From: "Jes Sorensen" <[EMAIL PROTECTED]>
> >>>>> "Manfred" == Manfred Spraul <[EMAIL PROTECTED]> writes:
>
> Manfred> Mark Hemment wrote:
> >> As no one uses the feature it could well be broken, but is that a
> >> reason to change its meaning?
>
> Manfred> Some hardware drivers use HW_CACHEALIGN and assume certain
> Manfred> byte alignments, and arm needs 1024 byte aligned blocks.
>
> Isn't that just a reinvention of SMP_CACHE_BYTES? Or are there
> actually machines out there where the inbetween CPU cache line size
> differs from the between CPU and DMA controller cache line size?
>
No.

First of all HW_CACHEALIGN aligns to the L1 cache, not SMP_CACHE_BYTES.
Additionally you sometimes need a guaranteed alignment for other
problems, afaik ARM needs 1024 bytes for some structures due to cpu
restrictions, and several usb controllers need 16 byte alignment.

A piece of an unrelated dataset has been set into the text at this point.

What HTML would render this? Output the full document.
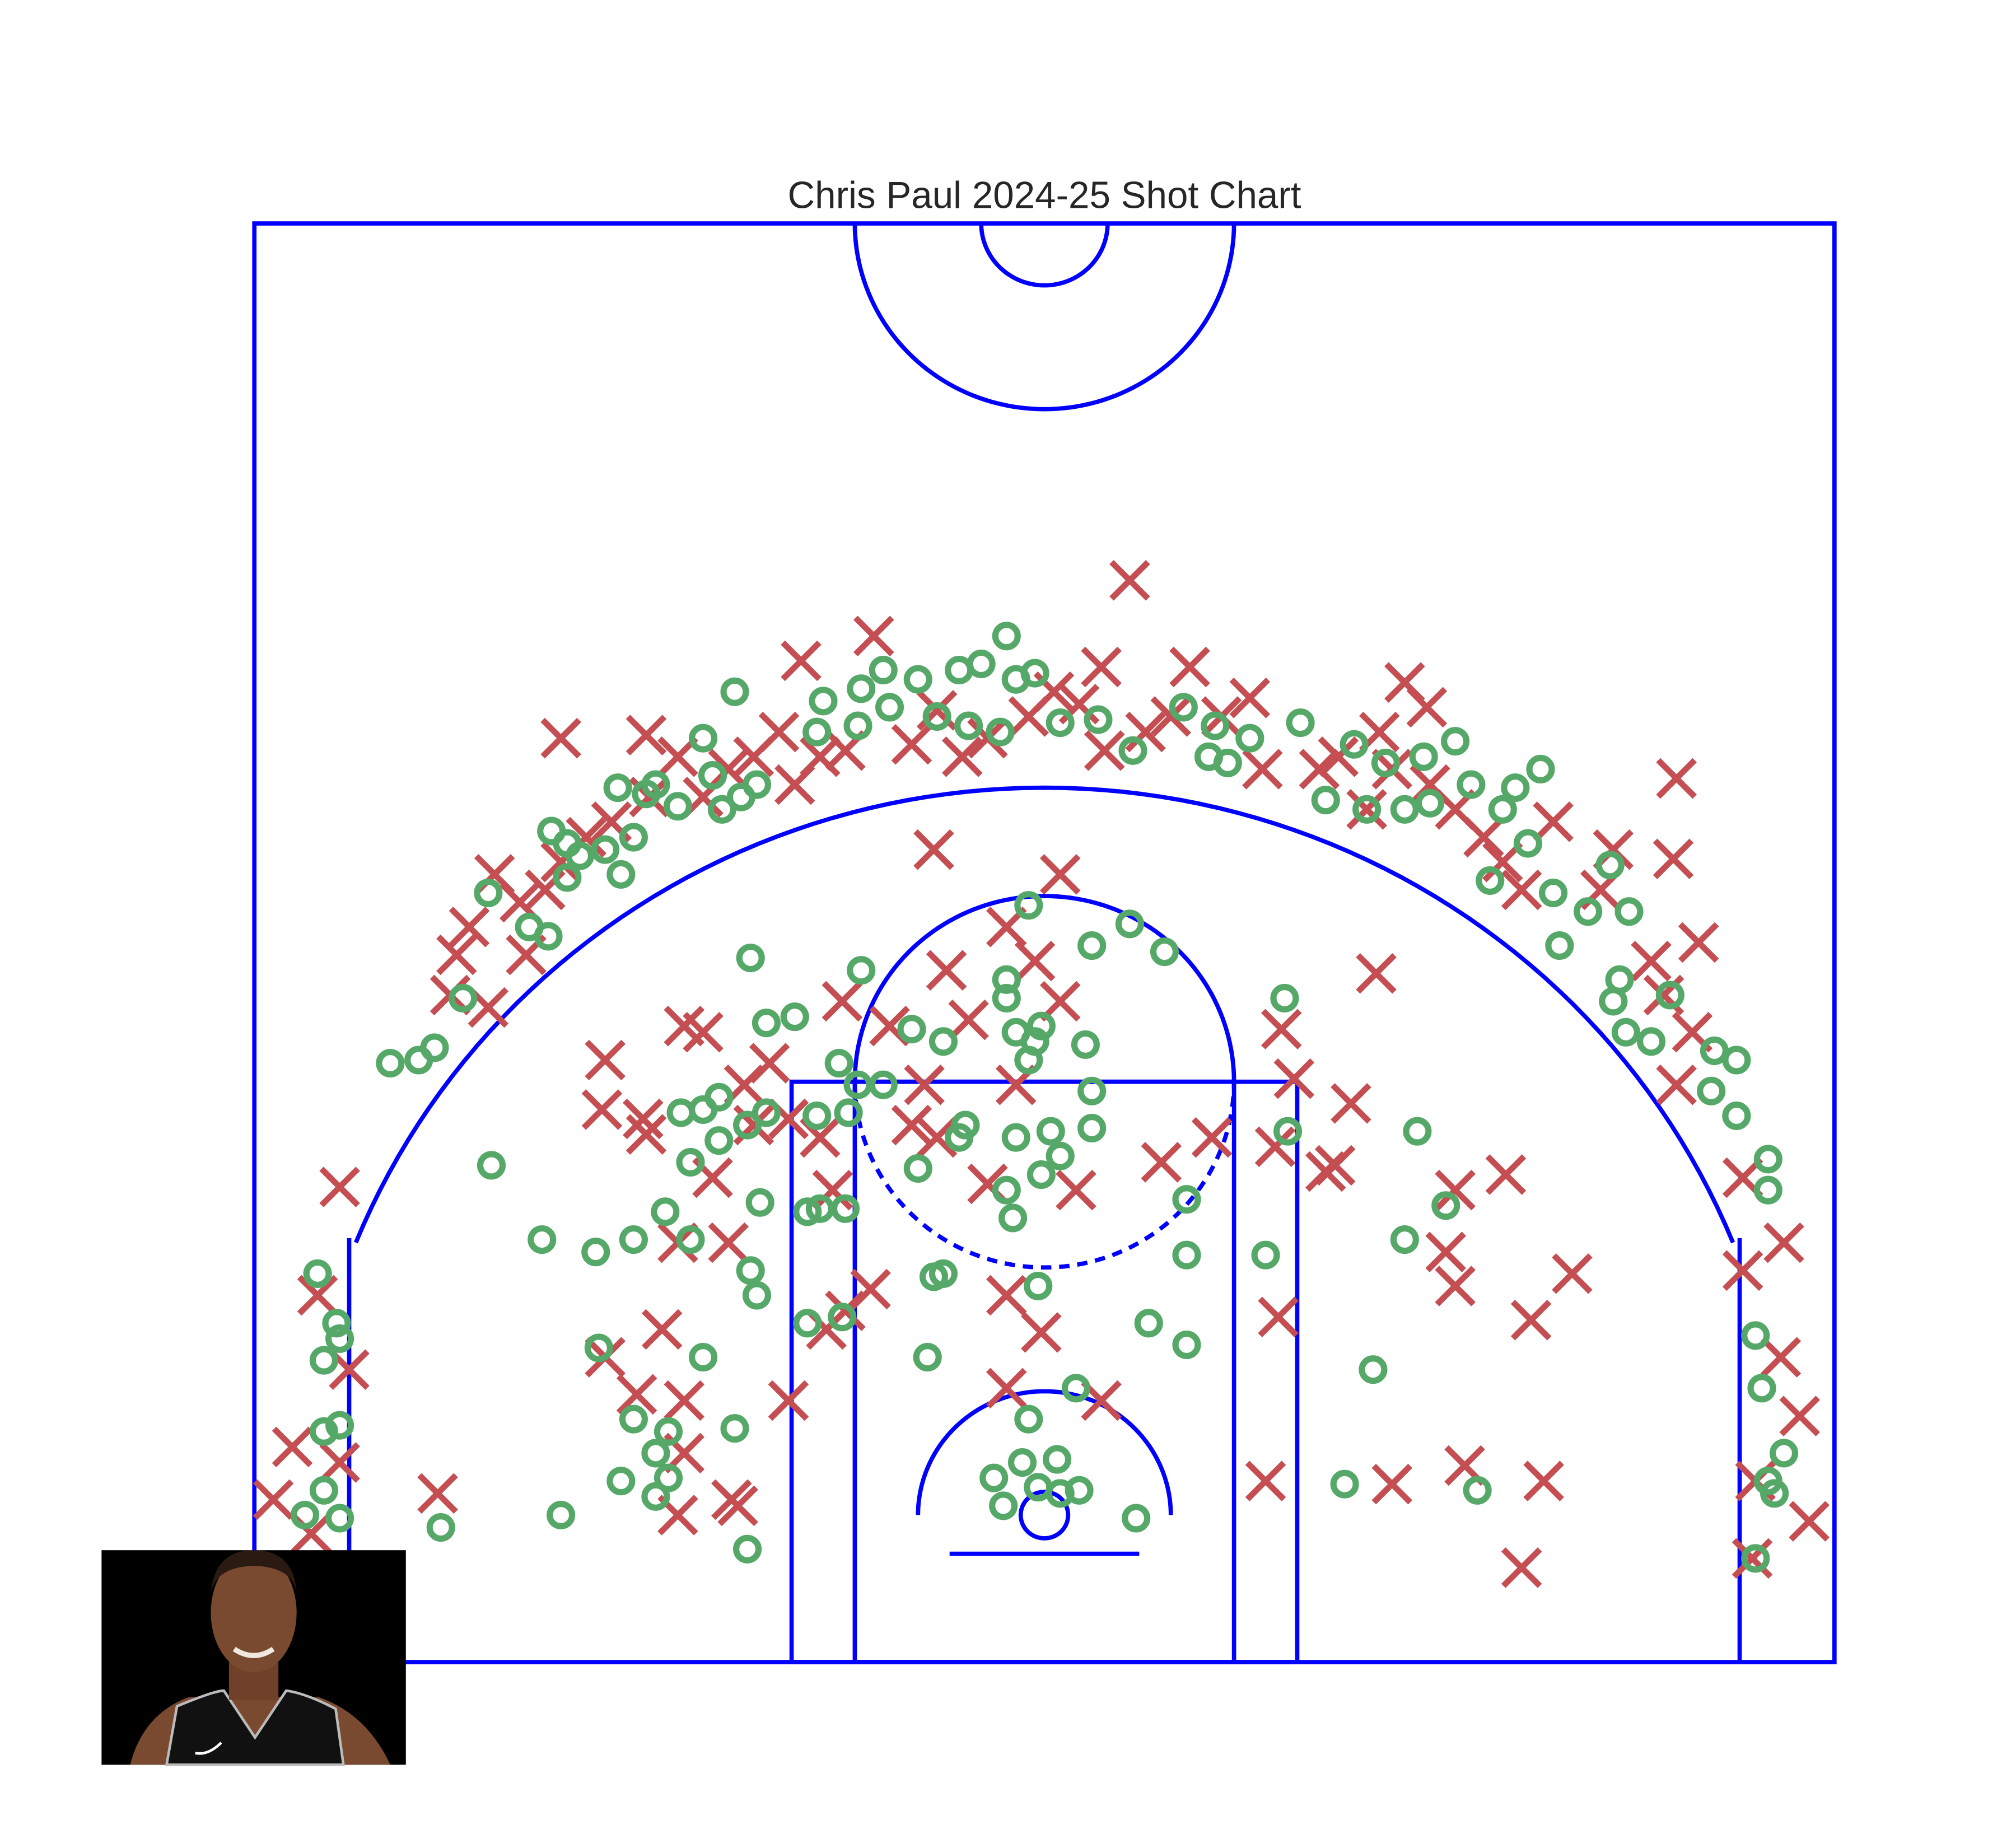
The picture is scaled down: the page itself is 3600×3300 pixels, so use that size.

And some callers of kmem_cache_create() want SMP_CACHE_BYTES alignment,
other callers (and DaveM) expect L1_CACHE_BYTES alignment.

It's more a API clarification than a real change.

I think it can wait until 2.5:
drivers should use pci_alloc_consistent_pool(), not
kmalloc_aligned()+virt_to_bus(), arm can wait and the ability to choose
between SMP and L1 alignment is not that important.